Tuesday, October 9, 2018

High Stakes

The intersection of gambling and crime is fertile ground for fiction writers and serves as the theme for “High Stakes,” a 2003 anthology of eight short stories edited by Robert Randisi. Three of my favorite authors are among the contributors, so I decided to read and review the stories by Lawrence Block, Donald Westlake, and Randisi himself.

“Let’s Get Lost” by Lawrence Block

Block’s contribution features his popular NYC private eye Matt Scudder, the hero of Block’s most acclaimed series of novels. This particular story originally appeared in the September/October 2000 issue of “Ellery Queen’s Mystery Magazine.”


“Let’s Get Lost” is a throwback to a time when Nixon was president, and Scudder was a married NYPD detective who drank too much. One night watching a baseball game at home, Matt is summoned to the apartment of a prostitute with whom he has a personal relationship (Elaine becomes a significant character in later books of the series). As a favor to a client, she needs Matt to clean up a mess at a home poker game in a Manhattan brownstone.

The mess in question involves one of the poker players who winds up with a switchblade buried in his chest - dead by the time Matt arrives. The unusual circumstances of the murder cause Matt to advocate staging the crime scene along with the poker guys to create a more coherent story for the soon-to-be-responding officers. Is Matt being a crooked cop or does he have an ulterior motive?

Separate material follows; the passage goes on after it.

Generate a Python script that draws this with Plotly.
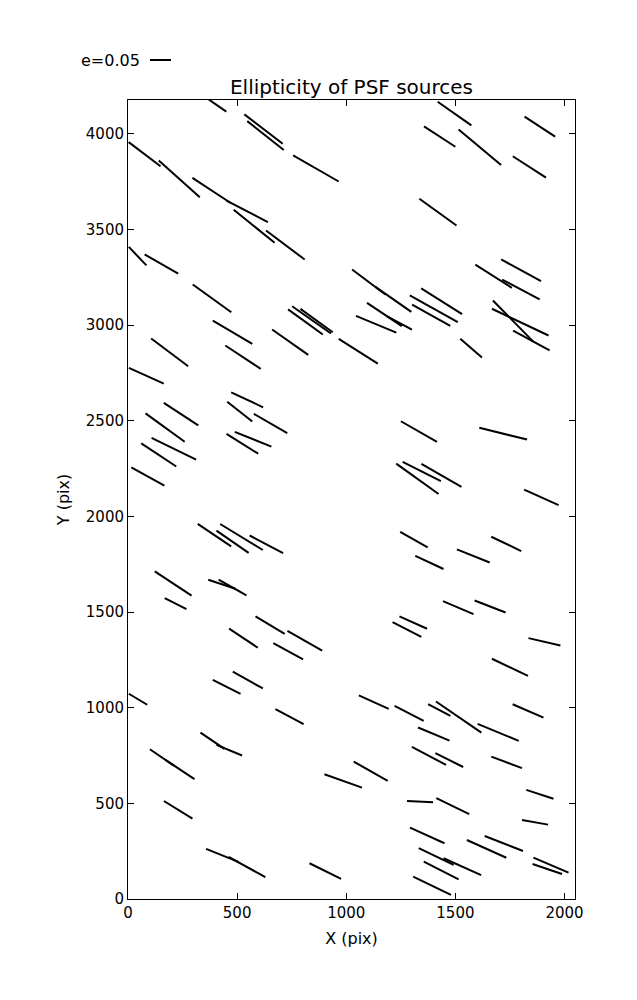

Matt Scudder stories - long or short - are always fantastic, and this one is no exception. The Scudder P.I. novels contain many references to his days on the NYPD, but it’s interesting to actually read a story where Scudder is on the job as a cop and Elaine was just his favorite hooker.

“Breathe Deep” by Donald E Westlake

Westlake’s entry in the anthology first appeared in the July 1985 issue of Playboy where you also could have seen Grace Jones naked if you had $3.50 burning a hole in your pocket.

Chuck is a Las Vegas blackjack dealer standing at attention behind a $10 table with no players at 3:30 in the morning. Out of nowhere, he is approached by an old man that Chuck suspects is a derelict who wandered into the upscale casino on the Strip.

The conversation veers toward the urban legend (which may be true, for all I know) that casinos pump oxygen onto the gaming floor to keep the gamblers energized and awake. The story poses the question: what if someone wanted to use that knowledge as a weapon?

Westlake is always a good author, but at seven pages, this story was too short to really build up any momentum or tension. And without spoiling the ending, I’m not sure that the violent plan being executed would have actually worked in real life.

“Henry and the Idiots” by Robert J. Randisi

As the creator of several highly-regarded mystery series characters (Miles Jacoby, Nick Delvecchio, and Joe Meough, to name a few) Robert Randisi knows his way around a good crime story. “Henry and the Idiots” appears for the first time in the “High Stakes” anthology and has also found a second life as a $2 Kindle eBook.

While playing Caribbean stud poker on board a Mississippi riverboat casino, Henry Simon wins $257,000 in one hand and plans his escape from his miserable nag of a wife and her idiot brothers who all share the same trailer. Instead of going home with the money. Henry takes the cash and splits on a tour of casinos west of the Mississippi en route to Reno.

Meanwhile, back at the trailer, Henry’s wife dispatches the idiots to find Henry and figure out why he didn’t come home from the casino the night before. When she catches wind of Henry’s big gambling win, she’s ever more motivated to find her husband - and the money. Things come to a head in Reno once the idiots catch up with Henry and the security of the money falls into serious jeopardy.

The lighthearted story ends up with some fun twists and was a nice way to kill a half-hour.

The other five stories in “High Stakes” were written by Leslie Glass, Jeff Abbott, Judith Van Gleason, and Elaine Viets, and I’m sure they are all solid mystery tales. Based on the three stories I read, this fun anthology is an easy recommendation. Nothing revelatory, but some enjoyable short stories from a handful of the genre’s modern titans.